The scandal started with a tweet from her in reaction to her church’s support for the Pride march. Päivi Räsänen questioned the appropriateness of this support, recalling St. Paul’s Epistle to the Romans, chapter 1, verses 24-27: ” The men also abandoned natural relations with women and were inflamed with lust for one another. Men committed shameful acts with other men, and received in themselves the due penalty for their error.”
An initial complaint sparked an investigation against the congresswoman, which multiplied into five criminal complaints. In the course of the investigation, Päivi Räsänen was accused of wrongdoing by quoting St. Paul, publishing an essay in 2004, Man and Woman He Created Them, and by conducting a polemical interview on the question, “What would Jesus think of homosexuals?”
In two years, Päivi Räsänen will have been subjected to more than 13 hours of police interrogations requiring her to justify her remarks, interrogations she considers “perfectly absurd.”
“I sat there with the Bible on the table,” as the police asked “about my beliefs and [asking questions such as] ‘what do you think about what the Apostle Paul is teaching here’ or ‘what do you think about these verses where he speaks about homosexual acts’,” she said in a recently published interview with Alliance Defending Freedom.
The deputy courageously affirms that she experienced these trials as an opportunity, a “privilege” in her own words: “I had the chance to tell the police what the Bible says about the value of human beings, that all people are created in the image of God, and that is why they all are valuable.”
These interrogations were, in some respects, a test of Räsänen’s faith, since the police did not hesitate to ask her if she was ready to disavow her statements and remove them from the internet, requests she refused on the grounds that it is not a simple opinion for her, but a deep conviction.
Päivi Räsänen is up to the challenge, partly because her experience as Minister of the Interior of Finland, 2011-2015, grants her a certain amount of legitimacy. She knows the laws, knows how to enforce them, and also knows when they are being violated or misused for political advantage: “I would have never imagined when I was in charge of the police that I would be interrogated and asked that kind of questions in a police station.” She believes that the persecution she is subjected to is worthy of “Soviet times.”

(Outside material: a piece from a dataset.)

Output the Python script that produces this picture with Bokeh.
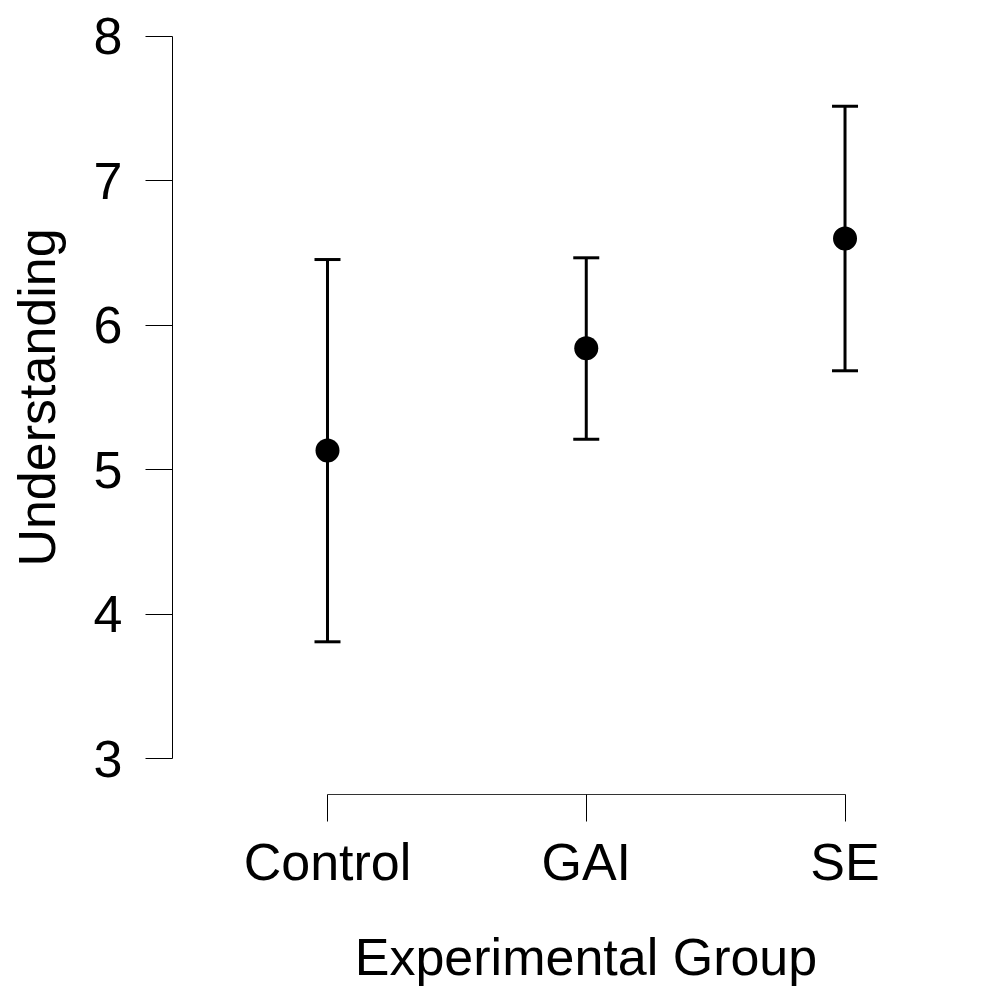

Beyond her personal case, Päivi Räsänen is well aware that her struggle is much broader: “It is my honor to defend freedom of speech and religion.” She also draws the public’s attention to the risk of self-censorship that threatens all believers, in Finland and also abroad. She wants the public to see that she moves forward with a good conscience as the trial approaches, especially since she received much outpouring of support, including from political opponents.
She faces a sentence of two years in prison or a fine.